SHORT PROBLEM | Omit the images, then print each record below exactly as it reads.

RAW RECORDS |
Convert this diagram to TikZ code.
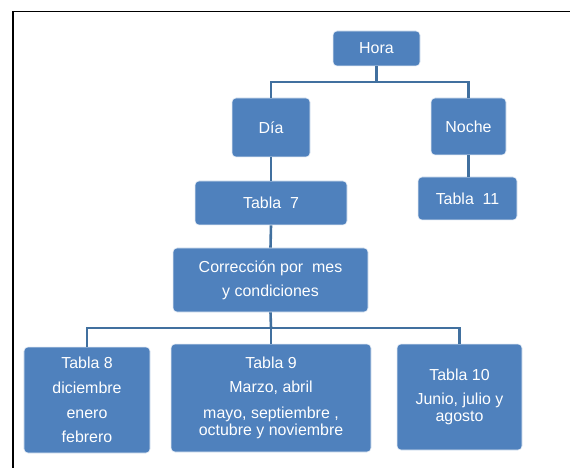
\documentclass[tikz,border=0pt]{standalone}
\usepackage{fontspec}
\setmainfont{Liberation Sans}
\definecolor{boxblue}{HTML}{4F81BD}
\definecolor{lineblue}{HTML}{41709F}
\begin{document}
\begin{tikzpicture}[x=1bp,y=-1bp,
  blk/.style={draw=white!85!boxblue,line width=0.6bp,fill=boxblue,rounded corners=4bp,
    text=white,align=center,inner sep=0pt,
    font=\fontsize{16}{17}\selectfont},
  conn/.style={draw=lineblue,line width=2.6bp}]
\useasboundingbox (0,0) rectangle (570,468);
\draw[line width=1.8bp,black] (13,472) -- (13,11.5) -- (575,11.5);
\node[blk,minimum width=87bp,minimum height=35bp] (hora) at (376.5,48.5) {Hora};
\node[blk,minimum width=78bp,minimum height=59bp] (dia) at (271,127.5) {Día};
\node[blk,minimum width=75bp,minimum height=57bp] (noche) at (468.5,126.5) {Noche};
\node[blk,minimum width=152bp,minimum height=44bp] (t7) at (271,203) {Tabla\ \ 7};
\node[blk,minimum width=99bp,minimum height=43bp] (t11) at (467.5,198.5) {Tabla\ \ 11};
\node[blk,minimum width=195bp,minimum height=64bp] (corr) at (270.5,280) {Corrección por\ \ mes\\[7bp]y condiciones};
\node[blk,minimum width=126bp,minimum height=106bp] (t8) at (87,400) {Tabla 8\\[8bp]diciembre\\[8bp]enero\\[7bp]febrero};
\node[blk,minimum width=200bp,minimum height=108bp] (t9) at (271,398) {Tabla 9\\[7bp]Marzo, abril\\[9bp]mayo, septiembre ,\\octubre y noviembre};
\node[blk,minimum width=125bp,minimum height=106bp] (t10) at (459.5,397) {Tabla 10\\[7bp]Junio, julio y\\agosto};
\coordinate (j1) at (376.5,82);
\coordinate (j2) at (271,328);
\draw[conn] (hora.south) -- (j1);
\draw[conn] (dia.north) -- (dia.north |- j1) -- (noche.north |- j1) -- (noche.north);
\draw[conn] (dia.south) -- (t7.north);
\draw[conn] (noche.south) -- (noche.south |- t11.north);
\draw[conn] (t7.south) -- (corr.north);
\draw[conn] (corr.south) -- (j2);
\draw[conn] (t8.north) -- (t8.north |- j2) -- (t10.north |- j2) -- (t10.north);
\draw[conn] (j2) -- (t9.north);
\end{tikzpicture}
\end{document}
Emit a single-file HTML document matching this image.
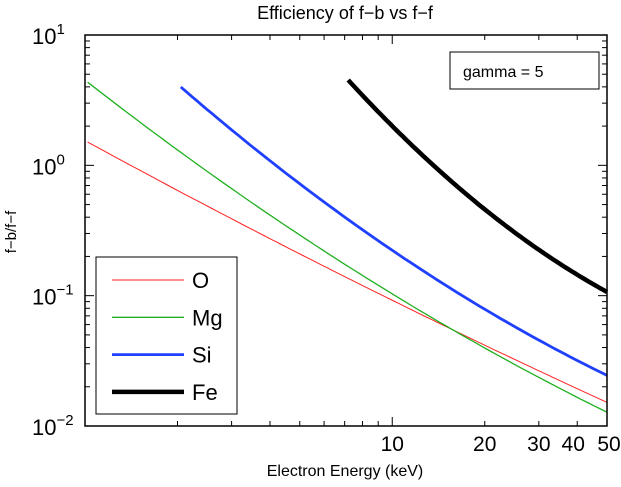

SOLUTION |
Convert this diagram to TikZ code.
\documentclass[tikz,border=0pt]{standalone}
\usepackage{fontspec}
\setmainfont{Liberation Sans}
\definecolor{boxblue}{HTML}{4F81BD}
\definecolor{lineblue}{HTML}{41709F}
\begin{document}
\begin{tikzpicture}[x=1bp,y=-1bp,
  blk/.style={draw=white!85!boxblue,line width=0.6bp,fill=boxblue,rounded corners=4bp,
    text=white,align=center,inner sep=0pt,
    font=\fontsize{16}{17}\selectfont},
  conn/.style={draw=lineblue,line width=2.6bp}]
\useasboundingbox (0,0) rectangle (570,468);
\draw[line width=1.8bp,black] (13,472) -- (13,11.5) -- (575,11.5);
\node[blk,minimum width=87bp,minimum height=35bp] (hora) at (376.5,48.5) {Hora};
\node[blk,minimum width=78bp,minimum height=59bp] (dia) at (271,127.5) {Día};
\node[blk,minimum width=75bp,minimum height=57bp] (noche) at (468.5,126.5) {Noche};
\node[blk,minimum width=152bp,minimum height=44bp] (t7) at (271,203) {Tabla\ \ 7};
\node[blk,minimum width=99bp,minimum height=43bp] (t11) at (467.5,198.5) {Tabla\ \ 11};
\node[blk,minimum width=195bp,minimum height=64bp] (corr) at (270.5,280) {Corrección por\ \ mes\\[7bp]y condiciones};
\node[blk,minimum width=126bp,minimum height=106bp] (t8) at (87,400) {Tabla 8\\[8bp]diciembre\\[8bp]enero\\[7bp]febrero};
\node[blk,minimum width=200bp,minimum height=108bp] (t9) at (271,398) {Tabla 9\\[7bp]Marzo, abril\\[9bp]mayo, septiembre ,\\octubre y noviembre};
\node[blk,minimum width=125bp,minimum height=106bp] (t10) at (459.5,397) {Tabla 10\\[7bp]Junio, julio y\\agosto};
\coordinate (j1) at (376.5,82);
\coordinate (j2) at (271,328);
\draw[conn] (hora.south) -- (j1);
\draw[conn] (dia.north) -- (dia.north |- j1) -- (noche.north |- j1) -- (noche.north);
\draw[conn] (dia.south) -- (t7.north);
\draw[conn] (noche.south) -- (noche.south |- t11.north);
\draw[conn] (t7.south) -- (corr.north);
\draw[conn] (corr.south) -- (j2);
\draw[conn] (t8.north) -- (t8.north |- j2) -- (t10.north |- j2) -- (t10.north);
\draw[conn] (j2) -- (t9.north);
\end{tikzpicture}
\end{document}
Emit a single-file HTML document matching this image.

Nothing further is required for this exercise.